Cartomancy is, of course, the art of divination by cards. When most people think of cartomancy, they picture tarot cards, or perhaps Lenormand or playing card divination. However, technically, any card deck falls under that heading. I’ve been spending a lot of time picking at the art of cartomancy lately, as I work on my own divination deck.
I don’t think I’d be able to work on the deck I’m building now, though, if I hadn’t spent considerable time in college learning a system of divination I refer to as Calvincard (in the tradition of Calvinball, of course.) The principles behind Calvincard are simple: you use what you have to hand, you never read the same way twice, and you make the rules up as you go.

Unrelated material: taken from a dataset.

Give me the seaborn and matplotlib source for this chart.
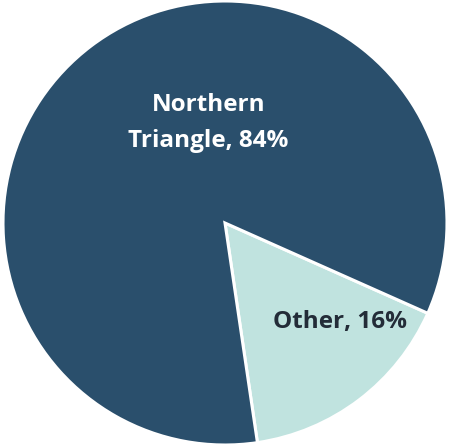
import matplotlib
matplotlib.use("Agg")
import matplotlib.pyplot as plt
import seaborn as sns

sns.set_theme(style="white")
plt.rcParams["font.family"] = ["Open Sans", "DejaVu Sans"]

categories = ["Other", "Northern Triangle"]
shares = [16, 84]
colors = ["#c0e3df", "#2a4f6c"]
text_colors = ["#232c38", "white"]
label_lines = ["Other, 16%", "Northern\nTriangle, 84%"]

W, H = 451, 446
fig = plt.figure(figsize=(W / 100, H / 100), dpi=100)
ax = fig.add_axes([0, 0, 1, 1])

R = 222.0
cx, cy = 225.0, 223.0

wedges, _ = ax.pie(
    shares,
    colors=colors,
    startangle=-24,
    counterclock=False,
    radius=1.0,
    wedgeprops=dict(edgecolor="white", linewidth=2.2),
)
ax.set_aspect("auto")
ax.set_xlim(-cx / R, (W - cx) / R)
ax.set_ylim(-(H - cy) / R, cy / R)
ax.axis("off")

label_pos = [(0.52, -0.445), (-0.075, 0.45)]
for text, (x, y), tc in zip(label_lines, label_pos, text_colors):
    ax.text(x, y, text, ha="center", va="center", color=tc,
            fontsize=17.5, fontweight="bold", linespacing=1.7)

fig.savefig("out.png", dpi=100, facecolor="white")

At the time I was working in a gaming store, and so a wide variety of cards from a wide variety of CCGs passed through my possession. I’m pretty sure it was several years before I even read with the same deck twice, though I have fewer cards pass through my hands now and the deck I still occasionally pull out hasn’t changed in a while. If you had a bunch of divination cards like tarot, or even collectible trading cards, you could just as easily use them for Calvincard. The rules still hold, though.
I never (knowingly) repeat a layout when doing a Calvincard reading. The cards, their locations and the meanings of those locations are determined by the reading itself. I announce what each card is before I pull it. Then I interpret each card based on the location in the reading, the symbolism of the card, the game mechanic, or something else altogether.
It worked surprisingly well, but it’s a serious exercise in learning how to tell what cards mean, not just memorizing a book.
How do you build your own cartomancy deck? It’s a process that largely consists of intuition. Calvincard taught me to listen to the meanings of cards in context, which has been invaluable in learning to read properly with my new deck.
The Lost the Sky deck has been an ongoing process of refining the deck – I acquired a variety of cards that were symbolically relevant to the story, and read to see which were useful when they came up in readings. And kept reading. And kept reading.
Feedback was invaluable through the whole process – knowing which cards produce meaningful results for the people I’m reading for let me know which cards worked and which didn’t. By cycling through them, I’ve ended up with a deck full of cards that produce reliable meaning.
While intuition is not the only skill necessary for good cartomancy, it’s a necessary one if you’re trying to move away from decks that come with instruction books. If you’re trying to get away from reading cards in a mechanical, memorized manner, you may find that a few rounds of Calvincard will help you get your head back together.